**WHAT IS NEEDED:** Omit every picture, and retype the lines that run from the beginning of the data below through the line containing "plt.rcParams['font.family'] = ['Liberation", inclusive.

**RECORDED DATA:**

————

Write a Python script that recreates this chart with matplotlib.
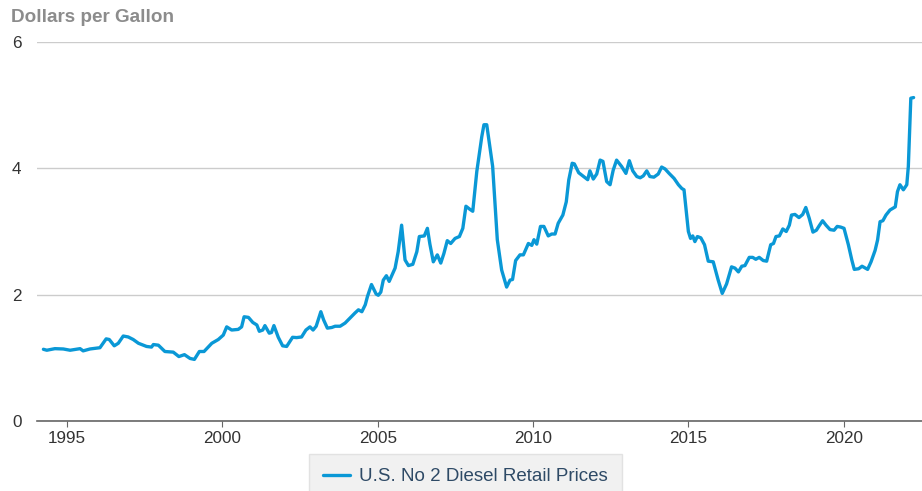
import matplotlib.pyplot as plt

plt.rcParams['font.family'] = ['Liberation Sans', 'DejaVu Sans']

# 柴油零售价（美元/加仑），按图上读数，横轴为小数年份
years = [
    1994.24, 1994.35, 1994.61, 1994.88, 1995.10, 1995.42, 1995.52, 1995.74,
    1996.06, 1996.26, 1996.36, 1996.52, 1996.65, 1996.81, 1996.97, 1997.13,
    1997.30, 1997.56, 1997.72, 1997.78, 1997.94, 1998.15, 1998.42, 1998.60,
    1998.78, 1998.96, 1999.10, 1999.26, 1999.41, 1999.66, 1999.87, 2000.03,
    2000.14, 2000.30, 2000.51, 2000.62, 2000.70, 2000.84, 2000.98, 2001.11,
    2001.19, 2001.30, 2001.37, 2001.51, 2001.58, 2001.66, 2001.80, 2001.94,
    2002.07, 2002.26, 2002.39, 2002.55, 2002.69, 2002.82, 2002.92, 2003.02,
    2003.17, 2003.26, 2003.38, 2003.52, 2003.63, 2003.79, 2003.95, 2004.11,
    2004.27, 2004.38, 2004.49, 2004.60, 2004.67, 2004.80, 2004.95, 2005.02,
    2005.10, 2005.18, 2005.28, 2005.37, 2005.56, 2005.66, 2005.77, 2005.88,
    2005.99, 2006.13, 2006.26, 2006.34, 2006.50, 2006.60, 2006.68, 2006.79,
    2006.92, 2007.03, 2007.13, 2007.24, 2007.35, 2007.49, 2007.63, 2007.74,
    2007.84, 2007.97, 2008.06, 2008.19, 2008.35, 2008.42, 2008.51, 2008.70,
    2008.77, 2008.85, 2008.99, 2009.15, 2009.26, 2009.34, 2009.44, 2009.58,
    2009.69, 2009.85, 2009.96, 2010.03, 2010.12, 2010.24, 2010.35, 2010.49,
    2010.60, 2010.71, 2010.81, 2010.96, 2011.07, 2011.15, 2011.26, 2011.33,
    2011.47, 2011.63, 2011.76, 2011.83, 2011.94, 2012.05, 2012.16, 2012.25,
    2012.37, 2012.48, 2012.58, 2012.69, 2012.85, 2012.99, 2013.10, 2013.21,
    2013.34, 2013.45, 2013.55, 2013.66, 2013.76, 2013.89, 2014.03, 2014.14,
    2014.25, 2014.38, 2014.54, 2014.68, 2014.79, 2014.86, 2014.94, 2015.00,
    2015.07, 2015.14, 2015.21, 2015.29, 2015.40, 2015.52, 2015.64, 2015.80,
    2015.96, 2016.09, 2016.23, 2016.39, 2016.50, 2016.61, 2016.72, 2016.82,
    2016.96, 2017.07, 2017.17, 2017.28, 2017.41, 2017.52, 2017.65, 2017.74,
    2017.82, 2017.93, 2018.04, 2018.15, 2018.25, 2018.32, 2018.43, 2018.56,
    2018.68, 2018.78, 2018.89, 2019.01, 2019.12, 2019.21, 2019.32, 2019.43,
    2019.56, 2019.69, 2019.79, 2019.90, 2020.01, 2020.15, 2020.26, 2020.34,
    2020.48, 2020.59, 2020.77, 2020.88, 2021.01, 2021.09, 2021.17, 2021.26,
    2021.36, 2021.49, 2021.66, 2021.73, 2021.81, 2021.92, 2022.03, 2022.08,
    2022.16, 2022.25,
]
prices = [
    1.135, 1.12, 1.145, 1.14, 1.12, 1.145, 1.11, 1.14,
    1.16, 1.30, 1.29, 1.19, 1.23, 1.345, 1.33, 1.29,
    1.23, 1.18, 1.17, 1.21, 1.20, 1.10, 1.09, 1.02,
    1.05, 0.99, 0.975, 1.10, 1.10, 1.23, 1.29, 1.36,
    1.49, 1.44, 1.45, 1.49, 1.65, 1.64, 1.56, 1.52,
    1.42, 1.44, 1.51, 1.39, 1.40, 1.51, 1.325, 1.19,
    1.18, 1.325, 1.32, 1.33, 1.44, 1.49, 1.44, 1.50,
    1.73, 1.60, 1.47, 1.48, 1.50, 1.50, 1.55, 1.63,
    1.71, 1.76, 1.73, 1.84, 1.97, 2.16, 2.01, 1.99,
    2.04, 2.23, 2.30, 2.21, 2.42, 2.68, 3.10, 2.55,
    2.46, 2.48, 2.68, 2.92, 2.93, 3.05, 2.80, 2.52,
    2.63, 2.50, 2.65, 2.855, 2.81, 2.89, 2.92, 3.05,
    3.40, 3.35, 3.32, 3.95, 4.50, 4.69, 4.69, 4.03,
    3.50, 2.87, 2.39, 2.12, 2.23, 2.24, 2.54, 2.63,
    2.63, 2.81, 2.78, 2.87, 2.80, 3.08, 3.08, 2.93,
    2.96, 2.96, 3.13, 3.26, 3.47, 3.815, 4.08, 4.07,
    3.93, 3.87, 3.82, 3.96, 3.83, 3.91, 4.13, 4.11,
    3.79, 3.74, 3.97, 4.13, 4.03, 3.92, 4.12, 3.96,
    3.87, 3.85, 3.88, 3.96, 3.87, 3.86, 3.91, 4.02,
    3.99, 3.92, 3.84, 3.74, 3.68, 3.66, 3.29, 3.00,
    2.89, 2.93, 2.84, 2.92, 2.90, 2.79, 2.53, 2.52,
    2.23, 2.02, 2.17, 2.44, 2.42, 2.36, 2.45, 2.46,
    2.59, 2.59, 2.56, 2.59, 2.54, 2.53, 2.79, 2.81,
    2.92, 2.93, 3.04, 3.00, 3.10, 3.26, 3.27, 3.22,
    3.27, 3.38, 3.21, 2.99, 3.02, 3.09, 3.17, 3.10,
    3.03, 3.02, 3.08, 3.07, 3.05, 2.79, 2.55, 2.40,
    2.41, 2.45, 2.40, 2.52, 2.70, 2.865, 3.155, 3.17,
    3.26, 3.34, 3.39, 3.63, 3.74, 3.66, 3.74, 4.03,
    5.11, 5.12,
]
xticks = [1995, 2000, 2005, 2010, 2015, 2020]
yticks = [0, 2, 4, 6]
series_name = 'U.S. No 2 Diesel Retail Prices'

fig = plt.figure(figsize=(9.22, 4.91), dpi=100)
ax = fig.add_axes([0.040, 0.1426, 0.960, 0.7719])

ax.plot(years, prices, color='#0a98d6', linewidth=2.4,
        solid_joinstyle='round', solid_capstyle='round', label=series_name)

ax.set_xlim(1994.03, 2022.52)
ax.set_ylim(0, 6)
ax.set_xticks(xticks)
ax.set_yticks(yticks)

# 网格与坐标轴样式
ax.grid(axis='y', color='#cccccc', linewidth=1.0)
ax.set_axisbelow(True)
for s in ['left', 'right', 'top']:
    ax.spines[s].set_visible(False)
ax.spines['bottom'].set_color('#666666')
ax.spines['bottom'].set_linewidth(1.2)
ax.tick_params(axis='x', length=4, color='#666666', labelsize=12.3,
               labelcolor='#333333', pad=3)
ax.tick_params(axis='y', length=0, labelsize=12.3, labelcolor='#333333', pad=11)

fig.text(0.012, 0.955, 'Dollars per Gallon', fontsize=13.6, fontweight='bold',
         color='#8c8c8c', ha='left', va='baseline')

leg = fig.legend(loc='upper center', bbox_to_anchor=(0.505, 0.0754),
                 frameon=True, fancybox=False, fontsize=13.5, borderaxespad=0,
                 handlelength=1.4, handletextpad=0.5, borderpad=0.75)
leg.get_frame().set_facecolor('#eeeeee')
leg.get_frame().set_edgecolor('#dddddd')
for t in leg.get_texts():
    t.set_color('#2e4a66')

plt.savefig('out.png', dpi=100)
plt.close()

————

**FINAL RESULT:**
Write a Python script that recreates this chart with matplotlib.
import matplotlib.pyplot as plt

plt.rcParams['font.family'] = ['Liberation Sans', 'DejaVu Sans']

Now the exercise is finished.